The first sentence of section 6608, subdivision (a) now reads: “Nothing in this article shall prohibit the person who has been committed as a sexually violent predator from petitioning the court for conditional release or an unconditional discharge without the recommendation or concurrence of the Director of State Hospitals.”

Section 6607 also authorizes the Director of State Hospitals to recommend conditional release under section 6608 but contains no requirement that the recommendation be preceded by a favorable report from the examining psychologist or psychiatrist. As reflected by the circumstances in People v. Landau, supra, 199 Cal.App.4th 31, the opinion of the psychologist or psychiatrist may well differ from the recommendation of the director. (See fn. 2, ante.)

The Attorney General does not question that Smith was constitutionally entitled to the effective assistance of counsel in these proceedings. (See Addington v. Texas (1979) 441 U.S. 418, 425 [60 L.Ed.2d 323, 99 S.Ct. 1804].)

Given the legal issue on which this case turns, we deem it unnecessary to extend the opinion with a lengthy recitation of the conflicting evidence that precludes a determination that the outcome necessarily would be no different if tried under the correct standard. Suffice it to state that it was the opinion of Smith’s expert that Smith no longer even qualified as an SVP and the People’s experts agreed that Smith had made progress in treatment. The People’s experts felt that Smith needed the benefits of the full in-custody program, which he had not yet completed, before being ready for release to a community-based program.
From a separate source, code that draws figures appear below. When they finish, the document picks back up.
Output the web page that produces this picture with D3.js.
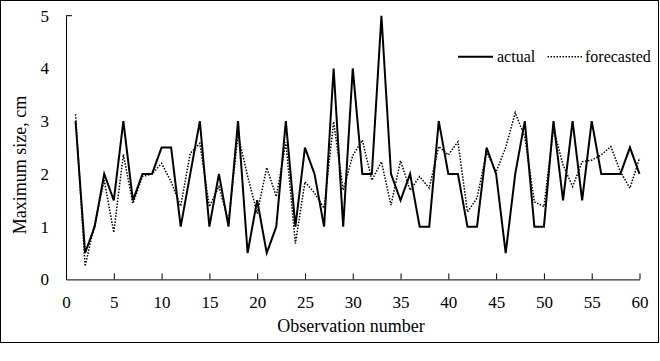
<!DOCTYPE html>
<html>
<head>
<meta charset="utf-8">
<script src="https://cdn.jsdelivr.net/npm/d3@7/dist/d3.min.js"></script>
<style>
  html, body { margin: 0; padding: 0; background: #fff; }
  svg { display: block; }
  text { font-family: "Liberation Serif", "Times New Roman", serif; fill: #000; }
</style>
</head>
<body>
<svg id="chart" width="660" height="361"></svg>
<script>
const observations = d3.range(1, 61);
const actual = [3, 0.5, 1, 2, 1.5, 3, 1.5, 2, 2, 2.5,
                2.5, 1, 2, 3, 1, 2, 1, 3, 0.5, 1.5,
                0.5, 1, 3, 1, 2.5, 2, 1, 4, 1, 4,
                2, 2, 5, 2, 1.5, 2, 1, 1, 3, 2,
                2, 1, 1, 2.5, 2, 0.5, 2, 3, 1, 1,
                3, 1.5, 3, 1.5, 3, 2, 2, 2, 2.5, 2];
const forecasted = [3.13, 0.25, 1.05, 1.88, 0.89, 2.37, 1.44, 1.95, 2.0, 2.2,
                    1.85, 1.39, 2.39, 2.58, 1.38, 1.76, 1.1, 2.74, 1.96, 1.25,
                    2.12, 1.57, 2.6, 0.68, 1.85, 1.64, 1.35, 2.99, 1.69, 2.35,
                    2.64, 1.88, 2.23, 1.41, 2.25, 1.69, 1.95, 1.73, 2.52, 2.36,
                    2.61, 1.28, 1.54, 2.42, 2.04, 2.5, 3.16, 2.7, 1.47, 1.38,
                    2.86, 2.17, 1.76, 2.23, 2.26, 2.36, 2.52, 2.04, 1.73, 2.3];
const xTicks = [0, 5, 10, 15, 20, 25, 30, 35, 40, 45, 50, 55, 60];
const yTicks = [0, 1, 2, 3, 4, 5];
const seriesNames = ["actual", "forecasted"];
const xTitle = "Observation number";
const yTitle = "Maximum size, cm";

const svg = d3.select("#chart");

// outer frame
svg.append("rect")
  .attr("x", 0.5).attr("y", 0.5)
  .attr("width", 658).attr("height", 342)
  .attr("fill", "#fff").attr("stroke", "#000").attr("stroke-width", 1);

const x = d3.scaleLinear().domain([0, 60]).range([66, 639.5]);
const y = d3.scaleLinear().domain([0, 5]).range([279.4, 15.7]);

// x axis
const gx = svg.append("g")
  .attr("transform", `translate(0,${y(0)})`)
  .call(d3.axisBottom(x).tickValues(xTicks).tickFormat(d3.format("d"))
        .tickSizeInner(-6).tickSizeOuter(0).tickPadding(17));
gx.select(".domain").attr("stroke", "#000").attr("stroke-width", 1);
gx.selectAll(".tick line").attr("stroke", "#000");
gx.selectAll("text").attr("font-size", 17).attr("font-family", "Liberation Serif");

// y axis
const gy = svg.append("g")
  .attr("transform", `translate(${x(0)},0)`)
  .call(d3.axisLeft(y).tickValues(yTicks).tickFormat(d3.format("d"))
        .tickSize(0).tickPadding(17));
gy.select(".domain").attr("stroke", "#000").attr("stroke-width", 1);
gy.selectAll("text").attr("font-size", 17).attr("font-family", "Liberation Serif");
// small cap tick at the top of the y axis
svg.append("line")
  .attr("x1", x(0)).attr("x2", x(0) + 6)
  .attr("y1", y(5)).attr("y2", y(5))
  .attr("stroke", "#000").attr("stroke-width", 1);

// lines
const lineGen = d3.line()
  .x((d, i) => x(observations[i]))
  .y(d => y(d));

svg.append("path")
  .datum(forecasted)
  .attr("d", lineGen)
  .attr("fill", "none")
  .attr("stroke", "#000")
  .attr("stroke-width", 1.5)
  .attr("stroke-dasharray", "1.5,1.5");

svg.append("path")
  .datum(actual)
  .attr("d", lineGen)
  .attr("fill", "none")
  .attr("stroke", "#000")
  .attr("stroke-width", 2)
  .attr("stroke-linejoin", "miter");

// axis titles
svg.append("text")
  .attr("x", 351).attr("y", 332)
  .attr("text-anchor", "middle")
  .attr("font-size", 18)
  .text(xTitle);

svg.append("text")
  .attr("transform", "translate(26,165) rotate(-90)")
  .attr("text-anchor", "middle")
  .attr("font-size", 18)
  .text(yTitle);

// legend
const legend = svg.append("g");
legend.append("line")
  .attr("x1", 458).attr("x2", 493).attr("y1", 56.7).attr("y2", 56.7)
  .attr("stroke", "#000").attr("stroke-width", 2);
legend.append("text")
  .attr("x", 497).attr("y", 61.5).attr("font-size", 16).text(seriesNames[0]);
legend.append("line")
  .attr("x1", 547.5).attr("x2", 582).attr("y1", 56.7).attr("y2", 56.7)
  .attr("stroke", "#000").attr("stroke-width", 1.5).attr("stroke-dasharray", "1.5,1.5");
legend.append("text")
  .attr("x", 585).attr("y", 61.5).attr("font-size", 16).text(seriesNames[1]);
</script>
</body>
</html>
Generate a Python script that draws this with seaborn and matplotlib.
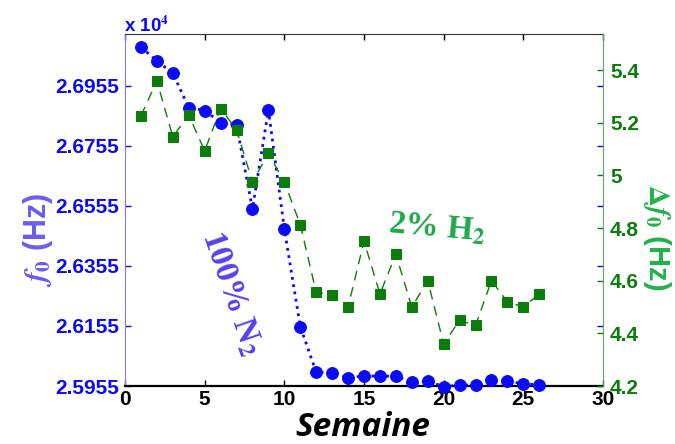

As the trial court wrote in its opinion denying conditional release, “The evidence shows a profound disagreement between the testifying experts in this case regarding the importance of Phase II and the suitability of Mr. Smith’s release even though he hasn’t completed the 5-Phase program at Coalinga State Hospital.” We cannot state with any degree of confidence what conclusion would have been reached if the trier of fact had been required to find that the People had proven its case beyond a reasonable doubt.